When fitting penalized regression models, it is standard practice (adopted by ncvreg, glmnet, and many other software packages) to standardize the coefficients prior to model fitting. Specifically, this means centering and scaling each feature so that

\[\begin{align*} \frac{1}{n} \sum_{i=1}^n x_{ij} &= 0 \\ \frac{1}{n} \sum_{i=1}^n x_{ij}^2 &= 1. \end{align*}\]

Fitting takes place on this standardized scale, but the inverse transformation is applied so that coefficients are returned on the original scale.

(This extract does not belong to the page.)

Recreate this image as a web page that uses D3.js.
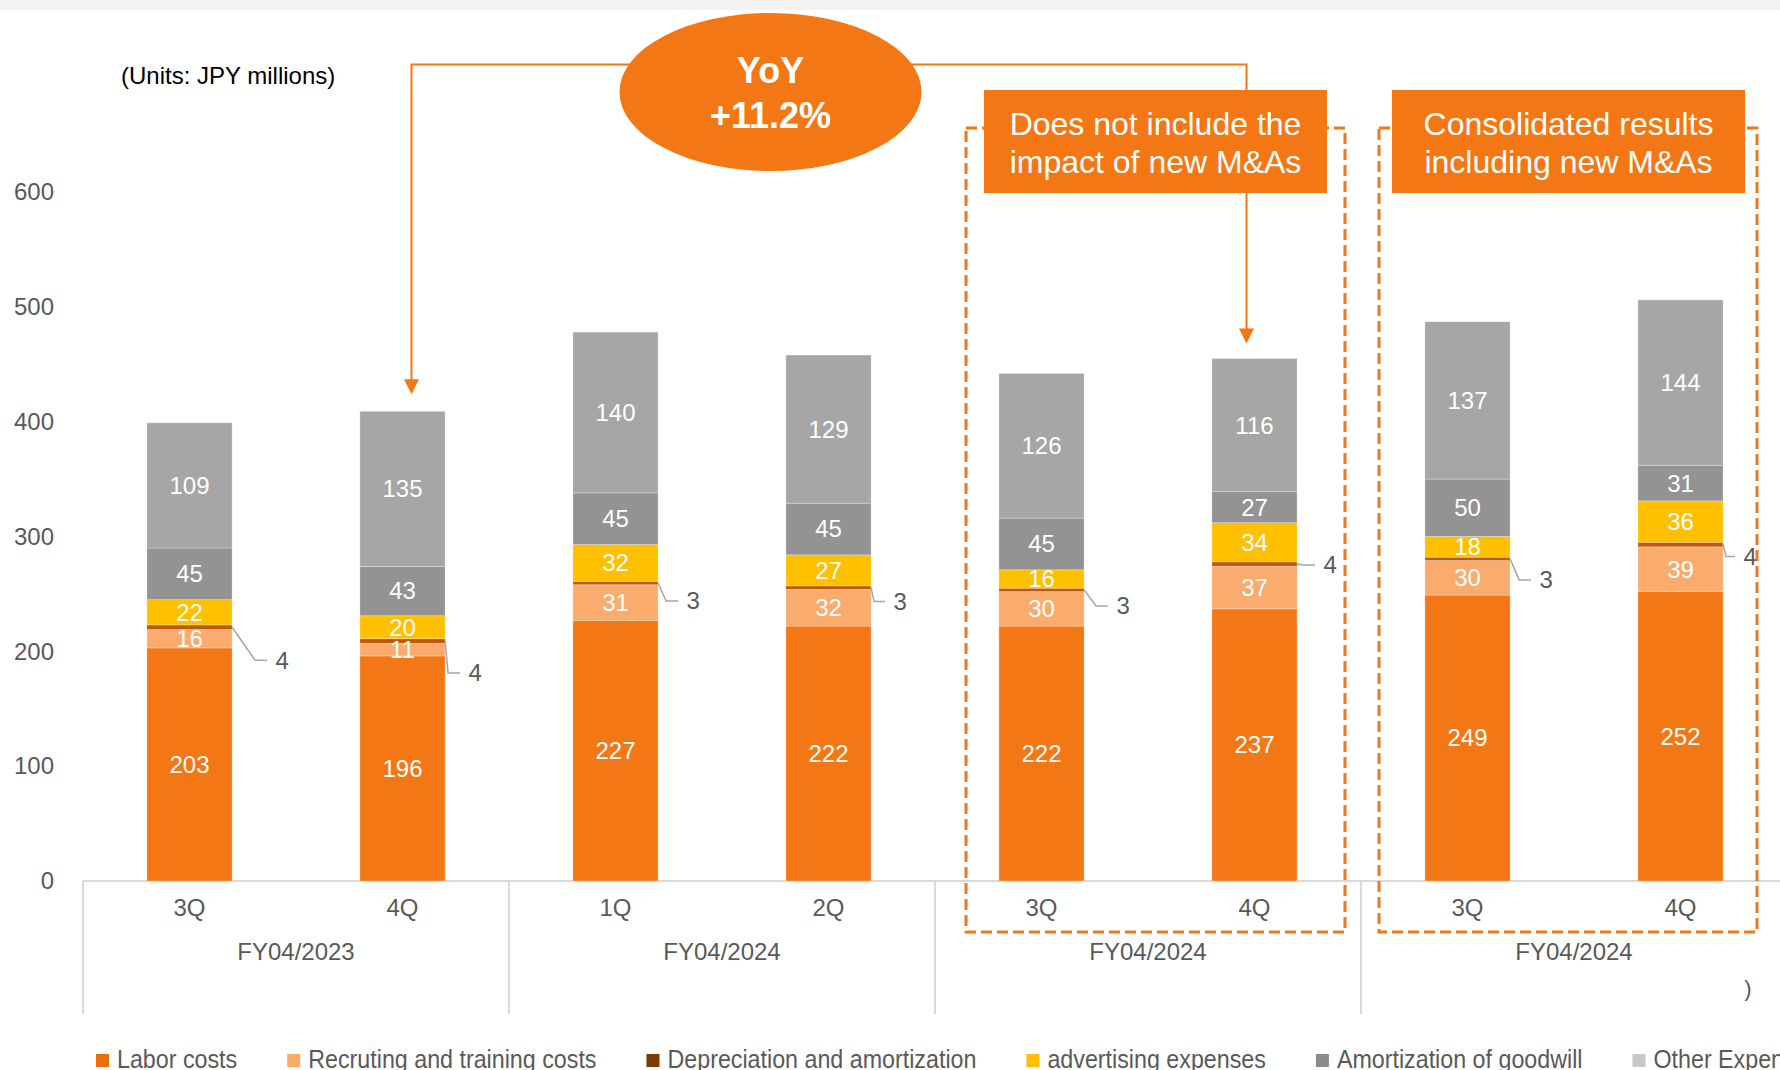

This is appealing from a computational perspective, but also ensures equivariance with respect to the scale of the features (i.e., one obtains the same predicted values if features are measured in inches or meters, and so on).

For logistic, Poisson, and Cox regression models, ncvreg adopts the approach of constructing quadratic approximations to the loss function before updating estimates of the regression coefficients:

\[ Q_{\lambda,\gamma}(\bb) \approx \frac{1}{2n}(\yy - \X\bb)'\W(\yy-\X\bb) + \sum_{j=1}^p p_{\lambda,\gamma}(\abs{\beta_j}). \]

The equivalent standardization conditions for this weighted least squares loss are

\[\begin{align*} \frac{1}{n} \sum_{i=1}^n w_i x_{ij} &= 0 \\ \frac{1}{n} \sum_{i=1}^n w_i x_{ij}^2 &= 1. \end{align*}\]

However, because the approximation is iterative, the weights are continually changing and these conditions cannot simply be imposed at the outset. There are (at least) two reasonable courses of action here. One is to simply impose the original standardization conditions and work around the fact that features are no longer standardized during the coordinate descent fitting steps. The other is to continuously enforce the weighted standardization conditions; in ncvreg, we refer to this as “adaptive rescaling.”

For lasso-penalized models, the distinction is not particularly important. However, for MCP and SCAD, adaptive rescaling changes the meaning of the \(\gamma\) parameter. For example, if \(w_i=0.25\) for all \(i\) (as might be the case in logistic regression), then we would need to set \(\gamma=12\) in order to obtain a model that behaves like \(\gamma=3\) would for linear regression. To ensure a consistent meaning for \(\gamma\) across different models (i.e., that \(\gamma=3\) remains a reasonable default in terms of balancing bias and variance), we use adaptive rescaling in the ncvreg package.